Rekomendasi ini didasari oleh meningkatnya tekanan pada stabilitas Rupiah dan kekhawatiran investor terhadap independensi BI. Berikut analisis mendalam dari LPEM FEB UI mengenai kondisi makroekonomi terkini.

1. Kekhawatiran Utama: Independensi Bank Sentral

Faktor utama yang disoroti adalah kekhawatiran pasar terhadap fiscal dominance. Investor kini menilai kebijakan BI terlalu akomodatif terhadap agenda pro-pertumbuhan pemerintah, yang dikhawatirkan dapat mengikis independensi bank sentral dalam menjalankan mandatnya.

“Program burden sharing dan penempatan dana pemerintah senilai Rp200 triliun di bank BUMN menjadi catatan penting yang menimbulkan persepsi negatif di kalangan pelaku pasar,” tulis LPEM FEB UI. 

Persepsi ini dinilai telah memicu sensitivitas investor asing terhadap stabilitas fiskal dan politik di Indonesia.

2. Dampak di Pasar Keuangan: Arus Modal Keluar

Kekhawatiran investor ini tercermin jelas pada data pasar keuangan. Sejak 17 September hingga 17 Oktober 2025, tercatat terjadi arus keluar modal asing (net sell) sebesar USD 1,88 miliar dari pasar obligasi pemerintah.

Arus keluar dana yang signifikan ini memberikan tekanan berat pada nilai tukar Rupiah. “Mata uang Garuda melemah ke level Rp16.577 per US$, atau terdepresiasi 3,05% sejak awal tahun,” ujar LPEM FEB UI. 

Tekanan tersebut juga berdampak pada menurunnya cadangan devisa negara, yang per akhir September 2025 tercatat turun menjadi USD 148,7 miliar, seiring upaya stabilisasi yang terus dilakukan oleh BI.

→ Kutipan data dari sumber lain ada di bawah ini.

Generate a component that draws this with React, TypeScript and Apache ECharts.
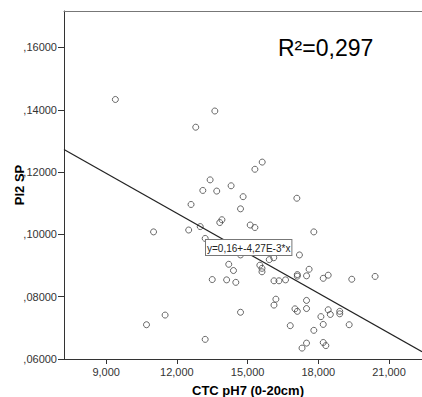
import { useEffect, useRef } from "react";
import * as echarts from "echarts";

// CTC pH7 (0-20cm) values (x) and Pl2 SP values (y)
const ctc = [
  9.39, 13.61, 12.8, 15.62, 15.31, 13.41, 13.1, 13.69, 14.3, 14.81,
  17.09, 12.6, 14.7, 13.82, 13.91, 11.01, 12.5, 12.99, 15.11, 15.31,
  13.2, 17.81, 17.2, 14.7, 14.2, 14.4, 13.5, 14.11, 14.5, 15.52,
  15.61, 15.61, 15.92, 16.11, 16.12, 16.33, 16.61, 17.11, 17.11, 17.61,
  17.5, 18.21, 18.42, 19.42, 20.41, 11.5, 10.71, 13.2, 14.7, 16.2,
  16.12, 17.01, 17.11, 16.81, 17.5, 17.5, 18.11, 18.42, 18.51, 18.21,
  18.91, 18.91, 19.31, 17.81, 17.5, 17.31, 18.21, 18.32,
];
const pl2 = [
  0.1433, 0.1396, 0.1344, 0.1232, 0.1209, 0.1175, 0.1141, 0.1139, 0.1156, 0.1121,
  0.1116, 0.1096, 0.1082, 0.1038, 0.1047, 0.1008, 0.1014, 0.1025, 0.103, 0.1022,
  0.0987, 0.1008, 0.0934, 0.0934, 0.0904, 0.0884, 0.0855, 0.0854, 0.0846, 0.0901,
  0.0891, 0.088, 0.0919, 0.0925, 0.0851, 0.0851, 0.0854, 0.0871, 0.0866, 0.0888,
  0.0867, 0.0859, 0.0869, 0.0856, 0.0865, 0.0741, 0.071, 0.0663, 0.075, 0.0792,
  0.0773, 0.0761, 0.0753, 0.0707, 0.0788, 0.0762, 0.0736, 0.0758, 0.0743, 0.0711,
  0.0753, 0.0745, 0.071, 0.0692, 0.0651, 0.0635, 0.0653, 0.0643,
];

const xTicks = [9, 12, 15, 18, 21];
const yTicks = [0.06, 0.08, 0.1, 0.12, 0.14, 0.16];
const xRange = [7.21, 22.4];
const yRange = [0.06, 0.1717];
const fitIntercept = 0.158;
const fitSlope = -0.00427;
const rSquaredLabel = "R²=0,297";
const equationLabel = "y=0,16+-4,27E-3*x";
const xTitle = "CTC pH7 (0-20cm)";
const yTitle = "Pl2 SP";

const FONT = "'Liberation Sans', Arial, sans-serif";

export default function App() {
  const ref = useRef<HTMLDivElement>(null);

  useEffect(() => {
    if (!ref.current) return;
    const chart = echarts.init(ref.current, null, { renderer: "svg" });

    const points = ctc.map((x, i) => [x, pl2[i]]);
    const fitLine = xRange.map((x) => [x, fitIntercept + fitSlope * x]);

    chart.setOption({
      animation: false,
      backgroundColor: "#ffffff",
      grid: {
        left: 64,
        top: 11,
        right: 0,
        bottom: 38,
        containLabel: false,
        outerBoundsMode: "none",
      },
      xAxis: [
        {
          type: "value",
          min: xRange[0],
          max: xRange[1],
          position: "bottom",
          name: xTitle,
          nameLocation: "middle",
          nameGap: 25,
          nameMoveOverlap: false,
          nameTextStyle: {
            fontFamily: FONT,
            fontWeight: "bold",
            fontSize: 13,
            color: "#000",
            padding: [0, 0, 0, 10],
          },
          axisLine: { show: true, onZero: false, lineStyle: { color: "#333", width: 1 } },
          axisTick: {
            show: true,
            length: 5,
            customValues: xTicks,
            lineStyle: { color: "#333" },
          },
          axisLabel: {
            customValues: xTicks,
            margin: 7,
            fontFamily: FONT,
            fontSize: 11,
            color: "#333",
            formatter: (v: number) => v.toFixed(3).replace(".", ","),
          },
          splitLine: { show: false },
        },
        {
          type: "value",
          min: xRange[0],
          max: xRange[1],
          position: "top",
          axisLine: { show: true, onZero: false, lineStyle: { color: "#777", width: 1 } },
          axisTick: { show: false },
          axisLabel: { show: false },
          splitLine: { show: false },
        },
      ],
      yAxis: {
        type: "value",
        min: yRange[0],
        max: yRange[1],
        name: yTitle,
        nameLocation: "middle",
        nameGap: 38,
        nameMoveOverlap: false,
        nameTextStyle: {
          fontFamily: FONT,
          fontWeight: "bold",
          fontSize: 13,
          color: "#000",
        },
        axisLine: { show: true, onZero: false, lineStyle: { color: "#333", width: 1 } },
        axisTick: {
          show: true,
          length: 6,
          customValues: yTicks,
          lineStyle: { color: "#333" },
        },
        axisLabel: {
          customValues: yTicks,
          margin: 7,
          fontFamily: FONT,
          fontSize: 11,
          color: "#333",
          formatter: (v: number) => v.toFixed(5).replace("0.", ","),
        },
        splitLine: { show: false },
      },
      series: [
        {
          type: "scatter",
          xAxisIndex: 0,
          data: points,
          symbol: "circle",
          symbolSize: 6,
          itemStyle: { color: "rgba(0,0,0,0)", borderColor: "#444", borderWidth: 1 },
          silent: true,
        },
        {
          type: "line",
          xAxisIndex: 0,
          data: fitLine,
          symbol: "none",
          lineStyle: { color: "#222", width: 1.2 },
          silent: true,
        },
      ],
      graphic: [
        {
          type: "text",
          left: 278,
          top: 36,
          style: {
            text: rSquaredLabel,
            font: `23px ${FONT}`,
            fill: "#000",
          },
        },
        {
          type: "text",
          left: 205,
          top: 239,
          z: 100,
          style: {
            text: equationLabel,
            font: `10px ${FONT}`,
            fill: "#222",
            backgroundColor: "#fff",
            borderColor: "#777",
            borderWidth: 1,
            padding: [3, 1, 2, 1],
          },
        },
      ],
    });

    return () => chart.dispose();
  }, []);

  return (
    <div
      ref={ref}
      style={{ position: "absolute", left: 0, top: 0, width: 422, height: 397 }}
    />
  );
}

3. Dilema Data Ekonomi Makro

Data ekonomi makro domestik menunjukkan gambaran yang kontradiktif. Di satu sisi, neraca perdagangan Agustus 2025 mencatat surplus tinggi sebesar US$5,49 miliar, didorong oleh ekspor nonmigas seperti nikel.

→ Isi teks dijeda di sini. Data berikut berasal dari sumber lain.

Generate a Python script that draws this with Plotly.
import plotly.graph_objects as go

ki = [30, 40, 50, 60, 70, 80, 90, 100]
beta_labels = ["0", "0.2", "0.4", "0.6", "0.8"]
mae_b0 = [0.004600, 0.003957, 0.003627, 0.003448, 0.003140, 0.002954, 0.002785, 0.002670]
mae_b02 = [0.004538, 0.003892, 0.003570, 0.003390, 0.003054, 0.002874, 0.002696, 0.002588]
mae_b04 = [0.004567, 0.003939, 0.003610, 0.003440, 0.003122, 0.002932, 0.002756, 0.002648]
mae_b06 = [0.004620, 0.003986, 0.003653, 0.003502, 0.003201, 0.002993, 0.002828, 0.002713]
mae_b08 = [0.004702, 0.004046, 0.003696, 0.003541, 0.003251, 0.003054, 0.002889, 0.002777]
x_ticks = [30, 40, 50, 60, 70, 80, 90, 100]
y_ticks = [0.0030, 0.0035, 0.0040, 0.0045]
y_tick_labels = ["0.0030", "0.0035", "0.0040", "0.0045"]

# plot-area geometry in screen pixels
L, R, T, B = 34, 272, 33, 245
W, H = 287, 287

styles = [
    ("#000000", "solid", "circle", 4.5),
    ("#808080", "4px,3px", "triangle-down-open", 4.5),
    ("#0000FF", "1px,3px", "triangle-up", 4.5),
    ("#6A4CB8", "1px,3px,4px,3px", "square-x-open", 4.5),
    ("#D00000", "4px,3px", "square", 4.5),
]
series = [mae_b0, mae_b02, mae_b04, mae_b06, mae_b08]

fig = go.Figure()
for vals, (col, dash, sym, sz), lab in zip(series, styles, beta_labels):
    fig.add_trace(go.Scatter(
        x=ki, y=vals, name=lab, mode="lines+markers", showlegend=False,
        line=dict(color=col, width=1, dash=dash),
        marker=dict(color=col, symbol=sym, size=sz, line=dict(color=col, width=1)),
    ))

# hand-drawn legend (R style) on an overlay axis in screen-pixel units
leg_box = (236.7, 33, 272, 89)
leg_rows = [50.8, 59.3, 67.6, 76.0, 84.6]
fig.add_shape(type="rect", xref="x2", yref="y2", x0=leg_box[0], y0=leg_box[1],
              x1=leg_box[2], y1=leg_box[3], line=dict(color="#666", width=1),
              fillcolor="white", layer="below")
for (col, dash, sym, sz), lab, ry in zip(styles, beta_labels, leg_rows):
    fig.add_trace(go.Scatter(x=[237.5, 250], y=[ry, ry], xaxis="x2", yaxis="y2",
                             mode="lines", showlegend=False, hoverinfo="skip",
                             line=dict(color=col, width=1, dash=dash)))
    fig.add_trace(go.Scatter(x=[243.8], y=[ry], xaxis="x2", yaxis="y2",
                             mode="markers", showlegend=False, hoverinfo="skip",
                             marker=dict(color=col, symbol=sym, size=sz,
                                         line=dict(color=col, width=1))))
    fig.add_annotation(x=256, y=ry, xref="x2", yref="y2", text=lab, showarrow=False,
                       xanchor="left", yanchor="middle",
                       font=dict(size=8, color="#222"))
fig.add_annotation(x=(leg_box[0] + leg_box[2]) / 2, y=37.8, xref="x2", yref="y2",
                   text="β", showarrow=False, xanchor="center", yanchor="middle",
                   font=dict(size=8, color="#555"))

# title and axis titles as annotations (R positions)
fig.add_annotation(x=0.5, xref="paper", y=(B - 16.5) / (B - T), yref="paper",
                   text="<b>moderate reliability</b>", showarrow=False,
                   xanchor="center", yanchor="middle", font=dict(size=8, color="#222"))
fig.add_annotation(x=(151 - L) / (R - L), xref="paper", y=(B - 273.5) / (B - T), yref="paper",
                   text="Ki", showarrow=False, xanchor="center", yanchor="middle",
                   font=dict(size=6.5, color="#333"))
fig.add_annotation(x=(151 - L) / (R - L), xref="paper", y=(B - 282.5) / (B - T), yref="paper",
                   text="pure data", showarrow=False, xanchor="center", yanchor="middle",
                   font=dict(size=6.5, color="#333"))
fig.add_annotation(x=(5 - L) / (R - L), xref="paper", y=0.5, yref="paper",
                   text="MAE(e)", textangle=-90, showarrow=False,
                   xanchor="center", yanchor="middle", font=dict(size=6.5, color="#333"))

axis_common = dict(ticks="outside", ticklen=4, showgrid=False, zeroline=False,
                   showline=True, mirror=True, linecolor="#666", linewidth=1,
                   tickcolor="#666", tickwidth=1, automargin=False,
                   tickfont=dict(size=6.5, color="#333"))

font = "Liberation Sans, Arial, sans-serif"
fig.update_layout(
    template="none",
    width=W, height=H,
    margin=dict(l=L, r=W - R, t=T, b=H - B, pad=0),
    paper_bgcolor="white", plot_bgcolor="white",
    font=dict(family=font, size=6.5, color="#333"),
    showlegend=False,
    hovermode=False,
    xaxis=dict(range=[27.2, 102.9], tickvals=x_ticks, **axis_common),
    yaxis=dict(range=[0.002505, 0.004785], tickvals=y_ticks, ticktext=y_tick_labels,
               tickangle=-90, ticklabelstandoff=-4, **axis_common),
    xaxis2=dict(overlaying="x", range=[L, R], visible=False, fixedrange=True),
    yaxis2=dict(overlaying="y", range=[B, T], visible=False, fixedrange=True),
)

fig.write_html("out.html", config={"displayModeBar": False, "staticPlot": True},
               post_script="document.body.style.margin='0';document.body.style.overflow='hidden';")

Namun, di sisi lain, surplus tersebut juga disumbang oleh kontraksi impor sebesar 6,6% (yoy). “Penurunan impor bukan sinyal positif, melainkan indikasi melemahnya permintaan domestik dan aktivitas manufaktur,” jelas LPEM FEB UI.

Dari sisi inflasi, pada September 2025 terjadi kenaikan inflasi tahunan menjadi 2,65% akibat kenaikan harga pangan seperti cabai dan ayam broiler. Meski begitu, inflasi inti masih terkendali di level 2,19%, atau masih dalam kisaran target BI.

4. Rekomendasi Kebijakan LPEM FEB UI

Berdasarkan analisis tersebut, LPEM FEB UI menegaskan bahwa BI perlu menahan BI Rate di level 4,75%. “Langkah pelonggaran moneter yang terlalu agresif, meskipun sejalan dengan tren global The Fed, justru berisiko memperburuk persepsi terhadap independensi BI dan menambah tekanan pada Rupiah menjelang akhir tahun,” tulis laporan tersebut.

Dengan demikian, fokus kebijakan moneter ke depan diharapkan tetap pada stabilisasi nilai tukar dan penguatan kepercayaan pasar terhadap otoritas moneter Indonesia.